TDA Workshop - EBT 2024

Author

G. Vituri

Welcome!

This digital book and the corresponding repository will hold all materials necessary to the Topological Data Analysis workshop, presented at the Encontro Brasileiro de Topologia (Brazilian Topology Meeting) in July 2024.

Goals

The main goal of this minicourse is to get more people in Brazil (and elsewhere) applying TDA. There are several ways to do that:

  • Write a book about applied TDA. I have one in progress and need more authors!
  • Write more articles about applications, even if basic. Spread the word!
  • Contribute to the JuliaTDA organization on github.1
  • Start analyzing real world datasets with the help of data scientists and publish some cool papers!

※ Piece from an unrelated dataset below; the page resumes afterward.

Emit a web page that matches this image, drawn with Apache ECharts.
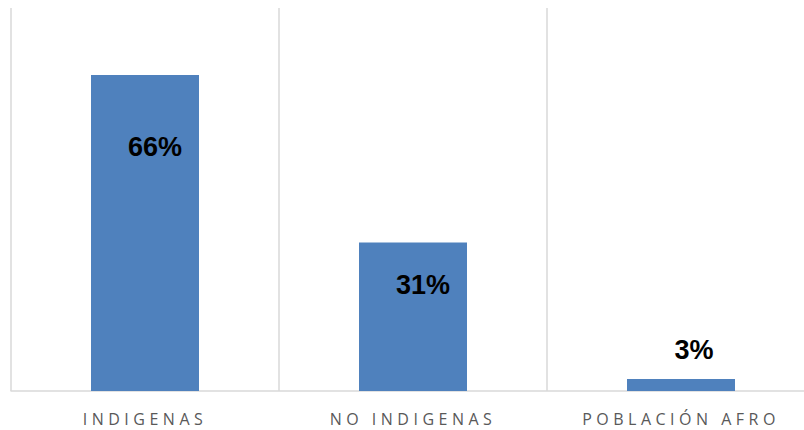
<!DOCTYPE html>
<html>
<head>
<meta charset="utf-8">
<script src="https://cdn.jsdelivr.net/npm/echarts@6/dist/echarts.min.js"></script>
<style>
html,body{margin:0;padding:0;background:#fff;}
#chart{width:804px;height:430px;}
#chart svg text[fill="#595959"]{letter-spacing:4.5px;}
</style>
</head>
<body>
<div id="chart"></div>
<script>
const categories = ["INDIGENAS", "NO INDIGENAS", "POBLACIÓN AFRO"];
const values = [66, 31, 2.5];
const labelTexts = ["66%", "31%", "3%"];

const labelPos = [[64, 72], [64, 42], [67, -29]];

const chart = echarts.init(document.getElementById('chart'), null, {renderer: 'svg'});
chart.setOption({
  animation: false,
  grid: {left: 11, top: 8, height: 383, width: 804, containLabel: false, outerBoundsMode: 'none'},
  xAxis: {
    type: 'category',
    data: categories,
    boundaryGap: true,
    axisLine: {show: true, lineStyle: {color: '#d9d9d9', width: 1.5}},
    axisTick: {show: false},
    splitLine: {show: true, interval: 0, lineStyle: {color: '#d9d9d9', width: 1.5}},
    axisLabel: {color: '#595959', fontFamily: 'Open Sans', fontSize: 16, margin: 20, interval: 0}
  },
  yAxis: {
    type: 'value', min: 0, max: 80, show: false,
    splitLine: {show: false}
  },
  series: [{
    type: 'bar',
    barWidth: 108,
    itemStyle: {color: '#4F81BD'},
    data: values.map((v, i) => ({
      value: v,
      label: {
        show: true,
        position: labelPos[i],
        align: 'center',
        verticalAlign: 'middle',
        formatter: labelTexts[i],
        color: '#000',
        fontFamily: 'Liberation Sans',
        fontWeight: 'bold',
        fontSize: 27
      }
    }))
  }]
});
</script>
</body>
</html>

At the end of this minicourse, you (hopefully) will be able to:

  • Explore Julia and its ecosystem;
  • Load and analyze datasets;
  • Apply some TDA techniques side-by-side with other machine learning methods;
  • Create classifiers or clusters of the original data.

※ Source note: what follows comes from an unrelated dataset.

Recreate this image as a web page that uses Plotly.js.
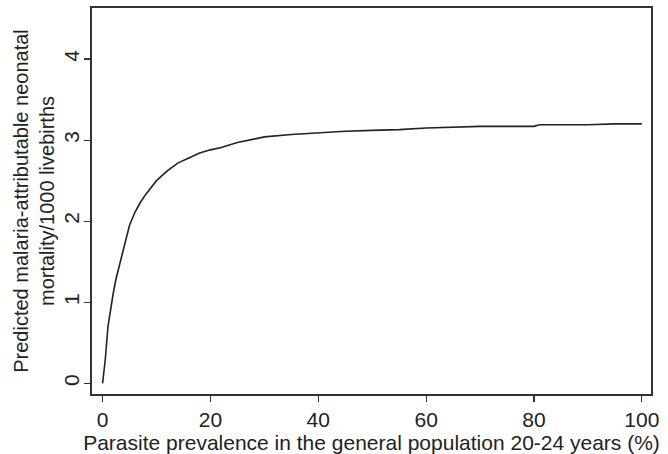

My main goal with this course is to spark more interest in the applied part of TDA, and create more projects with students to code more and do more data analysis.

Remember:

2 thirds of TDA is data analysis!

Instructions: how to use this repository

Installing Julia and running code

The best way to install Julia, VSCode and getting started is following the excellent Modern Julia Workflows.

In short:

  • Install Julia;
  • Install VSCode;
  • Install the Julia VSCode extension;
  • Write some code on VSCode;
  • Run it with Shift + Enter.

That’s it!

Installing the dependencies of this project

In this workshop I use several libraries with functions to deal with TDA, plots, graphs and so on. To easily install all of them, clone this repository and open it with VSCode.

Then run any Julia code so you start the Julia REPL at the below panel. Then, type

] activate .

This will install all dependencies.

Summary

In this minicourse, we will explore the practical aspects of Topological Data Analysis using the Julia programming language and try to cover the following topics:

  • Quick intro on Julia: basic math and data manipulation, its advantages over other languages like R and Python, how to run code;
  • Dealing with data: import and explore datasets from several types of sources like CSV, meshes and images;
  • A bit of data science: how to clean data, normalize coordinates, explore and visualize it;
  • TDA techniques: create graphs and simplicial complexes, calculate persistent homology, visualize and interpret barcodes and the Mapper graph, cluster data with ToMATo;
  • Machine learning basics: why “pure TDA” is not enough? Classifiers and regression problems.
  • TDA like a pro: Try to reproduce some results found in famous TDA papers.

The minicourse will be more useful if the attendee is able to run code in its own computer along with the explanations (although this is not a prerequisite). The complete instructions and code used are available at https://github.com/vituri/TDA_workshop_EBT2024. The material presented is available as a Quarto book at https://vituri.github.io/TDA_workshop_EBT2024/.


  1. Coincidentally, I am the creator of this org. Que mundo pequeno!↩︎